I'm not assuming that VMX isn't used, I'm assuming that integer heavy code is still reasonbly common. Often even alongside VMX code, for instance for address generation and flow control. But in between VMX code as well - for instance lacking gather/scatter instructions means sometimes you need to move stuff into integer registers for computed loads/stores, and you will often want to use ALUs for this since the load/store unit has weak address generation. AFAIK there's a huge penalty for transferring registers between VMX and the integer ALU so you probably generally don't want to try using VMX as a second integer port.
Back to my original point that a lot of code is C/C++/whatever and not ASM, which you agree with - compilers are even further from optimal when it comes to vectorization. Although game developers may be using ones that are better than what I'm used to. Still, it's one of those things that benefits a lot from tight control which is difficult to communicate in high level source code.
VMX code is mostly used in performance critical areas only (less than 5% of the code base). However these areas of the code can easily use more than 50% of your CPU cycles.
I don't know about other developers, but we do not use any compiler autovectorization tools. Autovectorization is just too fragile to work properly (especially on a architecture that has no scalar<->vector register moves and no store forwarding).
Basically all our VMX code is hand written intrinsics. We don't have lots of it, but we have enough to run many of our performance critical parts completely in VMX. On Xenon, you do not want to mix (tiny pieces of) vectorized code with standard code. You want to run large agressively unrolled number crunching loops that are pure VMX. This is because the VMX pipelines are very long, and you have big penalties in moving data between register sets (you need to do it though L1 cache, but you have no store forwarding, so you have to wait a long time before the data gets available). OoO CPUs have register renaming, so loop unrolling is not required, but fortunately Xenon has lots of vector registers, so loop unrolling gives the compiler lots of options to reorder instructions / cascade registers to keep the long VMX pipelines filled.
Another reason why this kind of brute force VMX batch processing is a good fit for Xenon is the memory prefetching. You have to manually cache prefetch, or you will suffer A LOT. Batch processing has predictable memory access pattern, so it's easy to prefech things in time (even if you are using some kind of (cache-line) bucketed structures). Running this kind of unrolled cache friendly vector processing code on a modern OoO core doesn't improve it's performance that much, since the code doesn't need branch predictors, automated cache prefetching, register renaming, etc, etc.

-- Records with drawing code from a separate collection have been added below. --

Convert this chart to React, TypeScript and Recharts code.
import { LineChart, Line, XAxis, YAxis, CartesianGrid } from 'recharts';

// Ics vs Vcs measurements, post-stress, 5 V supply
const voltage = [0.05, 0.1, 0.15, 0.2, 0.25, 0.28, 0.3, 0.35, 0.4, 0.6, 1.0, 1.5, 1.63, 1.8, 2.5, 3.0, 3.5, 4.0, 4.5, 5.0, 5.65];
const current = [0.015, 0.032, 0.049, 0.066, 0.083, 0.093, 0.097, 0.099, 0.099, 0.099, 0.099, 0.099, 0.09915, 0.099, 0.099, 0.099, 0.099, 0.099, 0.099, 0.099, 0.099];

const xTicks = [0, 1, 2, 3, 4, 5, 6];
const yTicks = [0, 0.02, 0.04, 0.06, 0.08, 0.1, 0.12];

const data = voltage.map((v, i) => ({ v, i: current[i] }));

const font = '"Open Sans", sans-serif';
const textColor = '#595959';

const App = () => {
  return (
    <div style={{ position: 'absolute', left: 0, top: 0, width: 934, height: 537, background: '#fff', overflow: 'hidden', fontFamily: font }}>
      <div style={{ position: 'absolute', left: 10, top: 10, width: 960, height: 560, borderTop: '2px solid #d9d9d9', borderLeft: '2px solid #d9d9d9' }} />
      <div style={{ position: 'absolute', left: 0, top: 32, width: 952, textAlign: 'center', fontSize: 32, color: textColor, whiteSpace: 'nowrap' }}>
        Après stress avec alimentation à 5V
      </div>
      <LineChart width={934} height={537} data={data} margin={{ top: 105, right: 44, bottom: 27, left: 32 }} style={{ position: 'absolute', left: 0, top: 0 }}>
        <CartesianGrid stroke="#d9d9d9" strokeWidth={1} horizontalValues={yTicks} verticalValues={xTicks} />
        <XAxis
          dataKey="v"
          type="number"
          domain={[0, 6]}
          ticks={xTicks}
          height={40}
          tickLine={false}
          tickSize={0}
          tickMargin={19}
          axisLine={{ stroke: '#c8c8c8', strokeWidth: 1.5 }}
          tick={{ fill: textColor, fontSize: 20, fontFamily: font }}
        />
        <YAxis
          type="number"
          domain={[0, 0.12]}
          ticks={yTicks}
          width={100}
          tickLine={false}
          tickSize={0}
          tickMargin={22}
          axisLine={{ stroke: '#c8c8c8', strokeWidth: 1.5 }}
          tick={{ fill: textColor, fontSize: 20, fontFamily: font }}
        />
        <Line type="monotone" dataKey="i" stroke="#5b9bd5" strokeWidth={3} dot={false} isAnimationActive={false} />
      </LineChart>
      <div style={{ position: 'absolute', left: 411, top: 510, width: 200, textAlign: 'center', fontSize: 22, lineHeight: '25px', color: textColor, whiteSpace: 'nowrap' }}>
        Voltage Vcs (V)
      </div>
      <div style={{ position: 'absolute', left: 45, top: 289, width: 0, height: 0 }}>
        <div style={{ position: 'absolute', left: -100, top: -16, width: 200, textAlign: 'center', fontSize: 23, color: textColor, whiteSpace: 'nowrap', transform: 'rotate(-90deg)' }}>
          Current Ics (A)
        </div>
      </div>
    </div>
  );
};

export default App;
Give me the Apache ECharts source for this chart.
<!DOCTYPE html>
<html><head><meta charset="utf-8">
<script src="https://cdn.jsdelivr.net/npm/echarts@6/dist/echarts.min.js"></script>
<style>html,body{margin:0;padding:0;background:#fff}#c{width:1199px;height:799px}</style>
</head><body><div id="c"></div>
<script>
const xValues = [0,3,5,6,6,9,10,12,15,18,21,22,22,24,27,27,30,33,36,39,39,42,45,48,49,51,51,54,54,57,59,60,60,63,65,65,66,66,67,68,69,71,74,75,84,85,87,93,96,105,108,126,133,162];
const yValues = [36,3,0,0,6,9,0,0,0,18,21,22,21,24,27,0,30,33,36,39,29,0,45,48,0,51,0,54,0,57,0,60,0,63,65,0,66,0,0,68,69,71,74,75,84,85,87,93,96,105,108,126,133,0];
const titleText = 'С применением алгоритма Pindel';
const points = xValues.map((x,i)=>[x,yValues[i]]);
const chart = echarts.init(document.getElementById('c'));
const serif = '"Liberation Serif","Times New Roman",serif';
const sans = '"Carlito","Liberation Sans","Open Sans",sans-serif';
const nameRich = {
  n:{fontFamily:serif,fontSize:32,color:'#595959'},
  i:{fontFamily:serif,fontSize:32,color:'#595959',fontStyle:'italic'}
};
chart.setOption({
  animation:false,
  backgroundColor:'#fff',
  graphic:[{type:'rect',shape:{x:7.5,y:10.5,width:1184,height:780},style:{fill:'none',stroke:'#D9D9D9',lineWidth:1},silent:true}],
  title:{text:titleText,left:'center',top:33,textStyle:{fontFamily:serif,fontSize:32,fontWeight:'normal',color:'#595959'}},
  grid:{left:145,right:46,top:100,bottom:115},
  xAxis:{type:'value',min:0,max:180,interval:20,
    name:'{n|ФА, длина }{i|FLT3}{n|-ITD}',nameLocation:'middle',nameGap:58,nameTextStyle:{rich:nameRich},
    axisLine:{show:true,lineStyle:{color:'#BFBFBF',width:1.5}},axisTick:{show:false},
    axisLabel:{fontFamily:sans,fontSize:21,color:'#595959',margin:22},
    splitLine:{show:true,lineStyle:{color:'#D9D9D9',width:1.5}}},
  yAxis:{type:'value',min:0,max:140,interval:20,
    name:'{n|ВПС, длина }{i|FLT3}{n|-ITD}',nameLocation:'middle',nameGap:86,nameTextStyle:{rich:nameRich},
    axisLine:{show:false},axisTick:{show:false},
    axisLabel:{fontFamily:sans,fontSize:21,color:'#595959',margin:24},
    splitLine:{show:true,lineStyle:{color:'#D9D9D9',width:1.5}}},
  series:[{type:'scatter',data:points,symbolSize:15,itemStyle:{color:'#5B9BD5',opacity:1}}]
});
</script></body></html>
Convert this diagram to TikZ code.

It's true that you can often do things branchless (like with predication or equivalent). But often it'll be slower on CPUs that do have good branch prediction, so it's a balancing act.. if you're not writing assembly then you probably want to try to keep the code reasonably well performing for all of your target platforms.
(+ lots of other branching discussion in this thread)
Talk about branching is always close to my heart
First of all, most branches inside tight loops are just bad code. Clean code should separate common cases from special cases. You should take the branch out of the loop, and execute the code (that was inside the branch) only for the elements that have that property (extract it to another separate loop, preferably to a separate file). This style of programming makes the code easier to read & understand, and allows you to easily extend it (add new special case functionality without the need to modify existing code). This kind of processing is also very cache friendly (if you also extract the data needed by each special property to a separate linear array).
Random branches are always hard to predict. If you don't analyze your data, and do nothing to control your branching behaviour (for example sort your structures to improve branching regularity), you have to design around the worst case. For structures that might at some point of the game contain around half of the elements with a certain property (requiring branching), it means you have to estimate a 50% branch mispredict rate (as elements are in "random" order).
How much a single branch mispredict costs? For Sandy Bridge that is 14-17 cycles. How much work Sandy Bridge can do in this time? It can do 14-17 eight wide AVX additions + multiplies (+ lots of loads, stores and address generation in other ports). AVX optimized 4x4 matrix multiply executes in 12 cycles (
http://software.intel.com/en-us/forums/topic/302778). Mispredicted branch costs more than a 4x4 matrix multiply! And Haswell makes things even worse (it has two FMA ports + more integer ports). It will be able to do two matrix multiplies for each mispredicted branch
Branches that are easy to predict are often fine (as long as they do not pollute the code base). We had a discussion about branching with a colleague of mine. If basically was about things dying in the game, and whether it would be better to have a listener-based solution to tell entities to remove references to a dead entity, or do a "null check" on use (we don't use pointers, so "null check" is not exactly what we do). In this case a single check (branch instruction) during usage costs a single cycle, because it always returns true until the entity dies (it's always predicted properly). When the entity dies, you pay a 20+ cycle misprediction penalty for each entity that had a reference to it (during the next time it tries to access it). In comparison the listener based solution causes a 600 cycle cache miss (for each entity that needs to be informed during dead, and likely another cache miss for each entity that registers itself as a listener). The single cycle (of a predicted branch) can often be masked out (executed in parallel to other instructions in separate pipelines). So it is a better performing option. And it also sidesteps all the problems in programmers occasionally forgetting to register listeners, or send proper messages around... That has never happened, heh heh
Branchless constructs (for isel, fsel, min, max, etc) are often very good, but you have to be careful to use correct bit shuffling tricks for each platform, as all modern CPUs are superscalar, but have different amount of pipelines/ports for different instructions. But that's nothing a good inlined function that is #ifdef'd differently for different platform doesn't handle (of course it's also important to name these functions properly, and teach your programmers to use them). If some platform performs better with branches, you can of course easily change those select functions to use branches on that platform.
Branchless constructs are more important for GPU programming, as 32/64 threads in the same warp need to have identical control flow. They are also important for VMX programming (do multiple simultaneous branchless operations in vector registers, and keep the results there).